Task details:
Only the lines from the one containing "Write a Python" down to the one containing "179.8, 181.6, 183.6, 184.9, 186.3, 181.6, 175.2, 170.4]" should be printed, exactly as they stand, ends included.

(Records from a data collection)
>>>
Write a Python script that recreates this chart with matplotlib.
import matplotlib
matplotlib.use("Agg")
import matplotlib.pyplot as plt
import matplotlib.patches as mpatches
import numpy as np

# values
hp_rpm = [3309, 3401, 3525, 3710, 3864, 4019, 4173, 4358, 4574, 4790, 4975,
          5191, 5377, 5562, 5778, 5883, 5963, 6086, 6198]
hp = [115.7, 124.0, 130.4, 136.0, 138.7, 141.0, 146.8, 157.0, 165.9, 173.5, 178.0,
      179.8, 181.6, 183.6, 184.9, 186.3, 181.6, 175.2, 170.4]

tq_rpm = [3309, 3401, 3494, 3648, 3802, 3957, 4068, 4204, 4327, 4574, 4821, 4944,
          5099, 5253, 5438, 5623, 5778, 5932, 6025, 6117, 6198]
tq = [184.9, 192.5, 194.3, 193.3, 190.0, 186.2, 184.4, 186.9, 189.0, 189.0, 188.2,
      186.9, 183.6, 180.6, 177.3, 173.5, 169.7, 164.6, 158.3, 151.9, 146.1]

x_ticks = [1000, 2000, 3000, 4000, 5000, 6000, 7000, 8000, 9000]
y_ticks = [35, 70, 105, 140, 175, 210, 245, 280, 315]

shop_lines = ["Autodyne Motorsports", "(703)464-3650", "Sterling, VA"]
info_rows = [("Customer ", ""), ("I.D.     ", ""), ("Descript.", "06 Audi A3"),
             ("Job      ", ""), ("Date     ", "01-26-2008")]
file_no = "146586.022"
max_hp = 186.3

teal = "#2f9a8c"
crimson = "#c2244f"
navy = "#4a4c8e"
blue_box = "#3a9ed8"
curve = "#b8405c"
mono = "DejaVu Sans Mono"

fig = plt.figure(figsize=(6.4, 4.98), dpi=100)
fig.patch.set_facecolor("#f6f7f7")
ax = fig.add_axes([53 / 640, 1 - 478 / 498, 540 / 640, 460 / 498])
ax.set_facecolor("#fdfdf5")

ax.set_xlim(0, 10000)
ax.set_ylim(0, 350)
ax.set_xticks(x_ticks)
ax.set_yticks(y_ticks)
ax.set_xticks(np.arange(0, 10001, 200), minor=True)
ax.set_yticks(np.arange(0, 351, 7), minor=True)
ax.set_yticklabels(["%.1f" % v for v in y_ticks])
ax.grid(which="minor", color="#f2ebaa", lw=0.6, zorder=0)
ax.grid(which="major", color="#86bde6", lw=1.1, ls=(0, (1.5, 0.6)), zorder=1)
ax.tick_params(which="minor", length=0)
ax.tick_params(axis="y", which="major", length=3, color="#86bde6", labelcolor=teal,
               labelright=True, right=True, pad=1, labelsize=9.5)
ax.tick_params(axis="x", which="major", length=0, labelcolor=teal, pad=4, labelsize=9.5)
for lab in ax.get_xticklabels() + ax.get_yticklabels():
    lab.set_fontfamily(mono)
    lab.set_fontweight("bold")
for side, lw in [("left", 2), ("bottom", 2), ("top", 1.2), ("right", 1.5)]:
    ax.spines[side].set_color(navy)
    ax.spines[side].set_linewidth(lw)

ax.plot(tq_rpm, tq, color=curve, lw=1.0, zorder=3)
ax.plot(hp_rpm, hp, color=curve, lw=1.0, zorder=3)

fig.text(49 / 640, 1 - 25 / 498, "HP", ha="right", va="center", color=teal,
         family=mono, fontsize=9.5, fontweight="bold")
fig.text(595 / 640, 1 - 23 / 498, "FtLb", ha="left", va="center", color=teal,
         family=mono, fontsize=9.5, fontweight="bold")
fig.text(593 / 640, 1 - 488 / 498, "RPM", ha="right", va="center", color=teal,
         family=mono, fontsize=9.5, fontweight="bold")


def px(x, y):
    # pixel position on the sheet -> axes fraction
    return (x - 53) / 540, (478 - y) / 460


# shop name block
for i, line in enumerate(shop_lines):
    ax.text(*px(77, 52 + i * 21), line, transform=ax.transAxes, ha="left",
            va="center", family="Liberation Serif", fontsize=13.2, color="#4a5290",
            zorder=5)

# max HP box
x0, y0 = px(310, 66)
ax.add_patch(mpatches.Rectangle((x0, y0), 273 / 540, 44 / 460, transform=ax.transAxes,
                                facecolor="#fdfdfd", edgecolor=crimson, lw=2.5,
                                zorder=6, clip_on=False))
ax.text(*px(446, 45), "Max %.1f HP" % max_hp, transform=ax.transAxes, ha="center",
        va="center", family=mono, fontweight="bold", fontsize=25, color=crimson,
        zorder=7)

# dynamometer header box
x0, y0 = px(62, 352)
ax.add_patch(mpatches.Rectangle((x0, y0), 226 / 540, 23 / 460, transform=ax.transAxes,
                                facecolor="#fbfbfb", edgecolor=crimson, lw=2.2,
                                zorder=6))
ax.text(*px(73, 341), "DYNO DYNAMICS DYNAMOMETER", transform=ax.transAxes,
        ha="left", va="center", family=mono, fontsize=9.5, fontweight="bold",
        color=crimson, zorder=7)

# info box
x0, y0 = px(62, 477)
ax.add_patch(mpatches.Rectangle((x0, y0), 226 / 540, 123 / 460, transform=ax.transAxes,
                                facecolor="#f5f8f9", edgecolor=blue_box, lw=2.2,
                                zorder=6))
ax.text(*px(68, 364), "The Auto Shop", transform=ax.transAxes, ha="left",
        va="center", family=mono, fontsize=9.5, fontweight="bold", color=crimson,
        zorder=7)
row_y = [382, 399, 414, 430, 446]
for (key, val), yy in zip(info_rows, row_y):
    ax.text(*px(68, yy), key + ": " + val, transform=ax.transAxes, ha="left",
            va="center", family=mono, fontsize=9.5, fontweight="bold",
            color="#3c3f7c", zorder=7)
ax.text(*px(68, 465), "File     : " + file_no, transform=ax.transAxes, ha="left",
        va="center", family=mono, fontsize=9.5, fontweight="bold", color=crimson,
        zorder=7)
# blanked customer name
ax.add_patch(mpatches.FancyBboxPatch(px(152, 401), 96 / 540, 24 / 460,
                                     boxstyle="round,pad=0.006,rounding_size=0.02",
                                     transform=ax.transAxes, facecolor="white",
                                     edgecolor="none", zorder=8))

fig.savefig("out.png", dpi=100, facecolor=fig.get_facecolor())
<<<
>>>
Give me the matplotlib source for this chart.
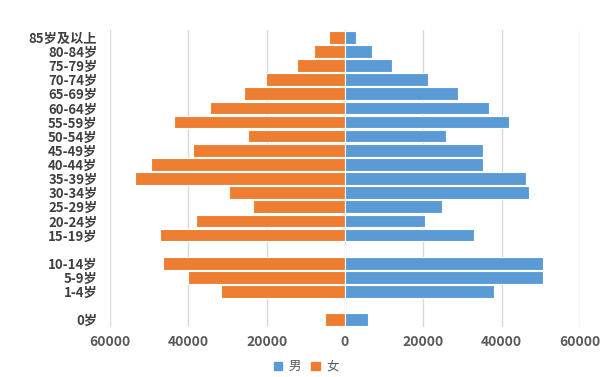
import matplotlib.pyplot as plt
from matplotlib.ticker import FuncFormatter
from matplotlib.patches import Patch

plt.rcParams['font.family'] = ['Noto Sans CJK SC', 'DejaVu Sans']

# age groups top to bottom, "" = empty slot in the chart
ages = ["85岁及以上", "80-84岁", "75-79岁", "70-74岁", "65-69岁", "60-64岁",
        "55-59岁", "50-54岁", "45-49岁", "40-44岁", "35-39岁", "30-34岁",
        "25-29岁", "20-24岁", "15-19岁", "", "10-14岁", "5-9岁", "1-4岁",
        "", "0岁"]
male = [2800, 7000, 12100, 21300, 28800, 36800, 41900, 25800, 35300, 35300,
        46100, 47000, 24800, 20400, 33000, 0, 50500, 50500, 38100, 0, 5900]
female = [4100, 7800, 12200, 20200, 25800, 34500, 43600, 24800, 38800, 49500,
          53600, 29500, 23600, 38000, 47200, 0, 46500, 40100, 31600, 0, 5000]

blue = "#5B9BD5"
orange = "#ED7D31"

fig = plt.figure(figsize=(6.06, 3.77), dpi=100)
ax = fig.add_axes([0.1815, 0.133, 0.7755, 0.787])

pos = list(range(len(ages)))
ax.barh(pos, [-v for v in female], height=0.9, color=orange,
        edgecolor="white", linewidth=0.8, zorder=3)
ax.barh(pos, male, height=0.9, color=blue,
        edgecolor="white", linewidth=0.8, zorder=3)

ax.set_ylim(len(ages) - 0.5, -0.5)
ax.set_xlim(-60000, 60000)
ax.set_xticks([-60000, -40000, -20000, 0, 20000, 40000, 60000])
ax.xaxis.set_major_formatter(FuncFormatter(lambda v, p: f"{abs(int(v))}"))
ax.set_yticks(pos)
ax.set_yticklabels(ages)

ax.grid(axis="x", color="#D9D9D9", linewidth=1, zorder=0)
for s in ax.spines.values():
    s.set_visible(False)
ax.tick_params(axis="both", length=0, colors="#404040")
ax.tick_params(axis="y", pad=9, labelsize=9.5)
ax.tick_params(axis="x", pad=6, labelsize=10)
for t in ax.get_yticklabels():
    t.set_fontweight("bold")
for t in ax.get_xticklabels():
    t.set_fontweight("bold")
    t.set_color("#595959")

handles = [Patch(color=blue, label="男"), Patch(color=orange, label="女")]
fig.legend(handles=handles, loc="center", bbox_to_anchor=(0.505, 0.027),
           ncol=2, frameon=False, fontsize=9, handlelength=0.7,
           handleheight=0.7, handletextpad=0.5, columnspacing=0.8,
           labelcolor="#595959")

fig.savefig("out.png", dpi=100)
<<<
>>>
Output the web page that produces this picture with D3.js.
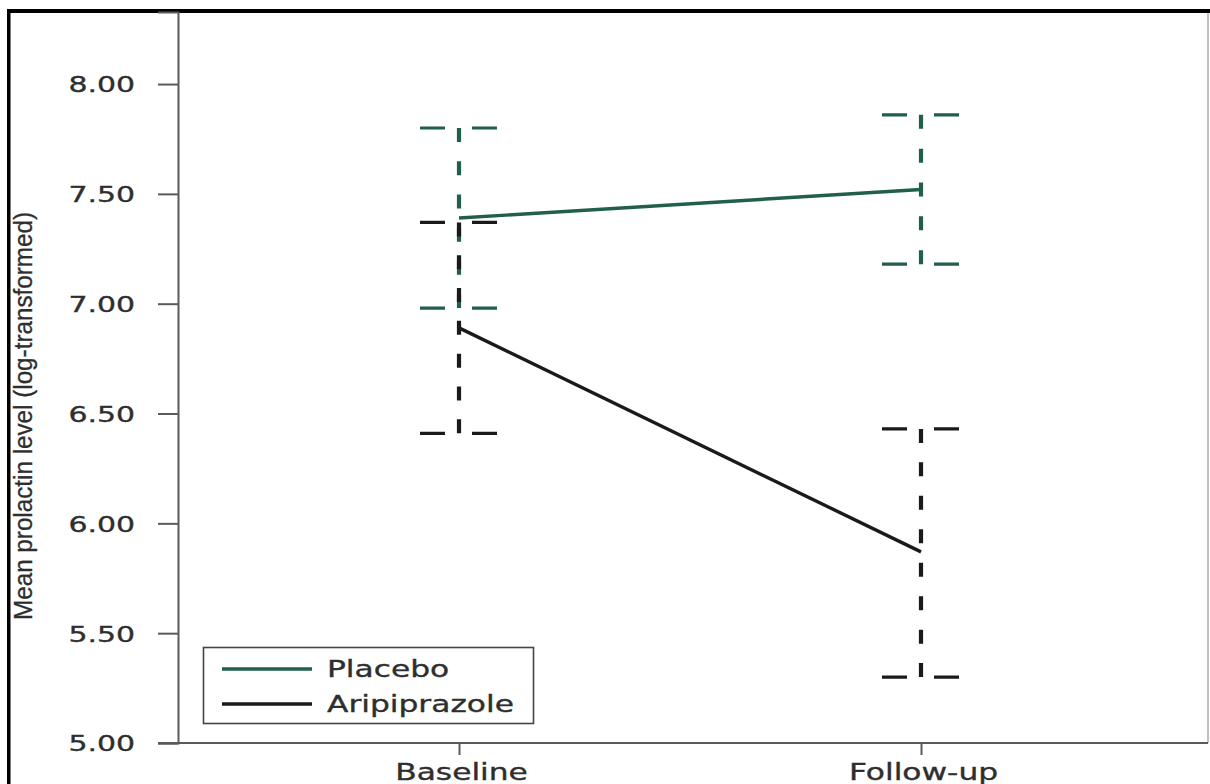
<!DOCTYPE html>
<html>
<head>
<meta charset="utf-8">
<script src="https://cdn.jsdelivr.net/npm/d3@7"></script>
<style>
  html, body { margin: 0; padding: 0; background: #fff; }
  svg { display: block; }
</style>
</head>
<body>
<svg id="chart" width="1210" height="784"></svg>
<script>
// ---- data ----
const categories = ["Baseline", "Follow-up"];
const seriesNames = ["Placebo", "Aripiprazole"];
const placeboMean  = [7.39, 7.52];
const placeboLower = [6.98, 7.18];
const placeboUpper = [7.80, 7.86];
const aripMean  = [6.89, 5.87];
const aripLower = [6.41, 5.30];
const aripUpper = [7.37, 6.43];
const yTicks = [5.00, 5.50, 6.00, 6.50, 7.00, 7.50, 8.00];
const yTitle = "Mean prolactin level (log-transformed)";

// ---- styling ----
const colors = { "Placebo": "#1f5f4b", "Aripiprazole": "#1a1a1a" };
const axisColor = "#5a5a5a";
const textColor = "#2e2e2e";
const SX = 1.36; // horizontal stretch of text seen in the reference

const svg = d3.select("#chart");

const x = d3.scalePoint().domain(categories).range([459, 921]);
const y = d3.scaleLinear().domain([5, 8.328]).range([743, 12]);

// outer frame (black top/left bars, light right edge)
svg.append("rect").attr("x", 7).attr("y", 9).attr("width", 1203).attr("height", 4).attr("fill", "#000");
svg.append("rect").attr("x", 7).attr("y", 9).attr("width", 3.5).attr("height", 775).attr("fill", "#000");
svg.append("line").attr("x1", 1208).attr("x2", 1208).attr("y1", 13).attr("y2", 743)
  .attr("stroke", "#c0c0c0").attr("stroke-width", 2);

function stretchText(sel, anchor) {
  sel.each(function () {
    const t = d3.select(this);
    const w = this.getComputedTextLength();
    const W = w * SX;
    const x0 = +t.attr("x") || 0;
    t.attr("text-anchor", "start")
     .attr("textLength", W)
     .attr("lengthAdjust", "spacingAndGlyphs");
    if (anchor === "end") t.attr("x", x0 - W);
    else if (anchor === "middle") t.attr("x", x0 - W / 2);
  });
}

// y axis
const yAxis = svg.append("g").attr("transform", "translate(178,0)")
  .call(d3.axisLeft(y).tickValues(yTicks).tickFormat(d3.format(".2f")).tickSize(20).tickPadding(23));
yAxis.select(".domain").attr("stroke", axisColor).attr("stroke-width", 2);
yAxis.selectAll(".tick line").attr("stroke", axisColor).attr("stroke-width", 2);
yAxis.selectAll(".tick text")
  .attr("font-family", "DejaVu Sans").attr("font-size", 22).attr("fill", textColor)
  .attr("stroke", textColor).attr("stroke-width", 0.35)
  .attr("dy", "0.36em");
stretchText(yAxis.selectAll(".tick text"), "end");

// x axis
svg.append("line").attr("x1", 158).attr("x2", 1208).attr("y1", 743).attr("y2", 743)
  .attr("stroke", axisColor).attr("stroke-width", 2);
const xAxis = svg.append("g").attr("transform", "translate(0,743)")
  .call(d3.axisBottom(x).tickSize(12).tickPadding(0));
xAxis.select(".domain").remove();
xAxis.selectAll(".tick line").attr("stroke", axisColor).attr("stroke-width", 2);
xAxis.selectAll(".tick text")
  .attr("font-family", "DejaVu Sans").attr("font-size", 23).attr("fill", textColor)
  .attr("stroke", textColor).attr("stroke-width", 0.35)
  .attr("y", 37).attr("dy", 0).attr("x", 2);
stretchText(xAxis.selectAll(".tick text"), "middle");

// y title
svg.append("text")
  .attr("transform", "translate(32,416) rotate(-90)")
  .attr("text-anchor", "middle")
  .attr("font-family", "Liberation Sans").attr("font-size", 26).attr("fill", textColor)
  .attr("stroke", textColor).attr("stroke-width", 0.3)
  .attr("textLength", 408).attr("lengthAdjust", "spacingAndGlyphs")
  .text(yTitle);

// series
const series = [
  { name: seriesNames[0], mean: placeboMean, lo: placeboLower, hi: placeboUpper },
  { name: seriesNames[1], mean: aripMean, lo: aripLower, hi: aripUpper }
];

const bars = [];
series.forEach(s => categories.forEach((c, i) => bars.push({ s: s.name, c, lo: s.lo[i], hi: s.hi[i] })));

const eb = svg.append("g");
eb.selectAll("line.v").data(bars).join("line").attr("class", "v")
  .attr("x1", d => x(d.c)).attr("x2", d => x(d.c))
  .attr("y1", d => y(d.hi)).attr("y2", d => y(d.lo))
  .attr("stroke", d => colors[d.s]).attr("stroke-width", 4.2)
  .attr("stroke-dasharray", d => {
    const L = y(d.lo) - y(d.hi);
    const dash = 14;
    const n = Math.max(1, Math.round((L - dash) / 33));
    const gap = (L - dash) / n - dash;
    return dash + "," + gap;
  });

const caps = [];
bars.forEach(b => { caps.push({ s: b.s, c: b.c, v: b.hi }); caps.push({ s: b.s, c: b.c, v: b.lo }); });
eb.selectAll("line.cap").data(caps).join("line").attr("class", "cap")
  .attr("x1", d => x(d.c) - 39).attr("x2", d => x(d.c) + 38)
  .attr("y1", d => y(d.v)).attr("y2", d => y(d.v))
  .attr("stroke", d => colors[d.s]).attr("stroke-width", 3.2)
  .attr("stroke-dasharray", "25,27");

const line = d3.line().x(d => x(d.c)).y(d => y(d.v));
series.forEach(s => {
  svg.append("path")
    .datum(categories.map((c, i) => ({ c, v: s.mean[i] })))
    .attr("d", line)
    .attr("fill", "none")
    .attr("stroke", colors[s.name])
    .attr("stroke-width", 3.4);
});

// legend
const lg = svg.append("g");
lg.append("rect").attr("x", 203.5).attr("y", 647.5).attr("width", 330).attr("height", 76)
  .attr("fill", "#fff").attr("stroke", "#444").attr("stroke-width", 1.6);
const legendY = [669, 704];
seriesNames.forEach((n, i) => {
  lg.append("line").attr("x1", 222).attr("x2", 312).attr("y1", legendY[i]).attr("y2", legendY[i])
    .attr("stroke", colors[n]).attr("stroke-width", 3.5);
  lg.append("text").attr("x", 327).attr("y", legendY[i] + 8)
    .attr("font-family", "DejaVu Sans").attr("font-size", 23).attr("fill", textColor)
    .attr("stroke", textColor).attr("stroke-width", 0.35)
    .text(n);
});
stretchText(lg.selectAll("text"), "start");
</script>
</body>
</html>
<<<
Reply to the exercise:
Write a Python script that recreates this chart with matplotlib.
import matplotlib
matplotlib.use("Agg")
import matplotlib.pyplot as plt
import matplotlib.patches as mpatches
import numpy as np

# values
hp_rpm = [3309, 3401, 3525, 3710, 3864, 4019, 4173, 4358, 4574, 4790, 4975,
          5191, 5377, 5562, 5778, 5883, 5963, 6086, 6198]
hp = [115.7, 124.0, 130.4, 136.0, 138.7, 141.0, 146.8, 157.0, 165.9, 173.5, 178.0,
      179.8, 181.6, 183.6, 184.9, 186.3, 181.6, 175.2, 170.4]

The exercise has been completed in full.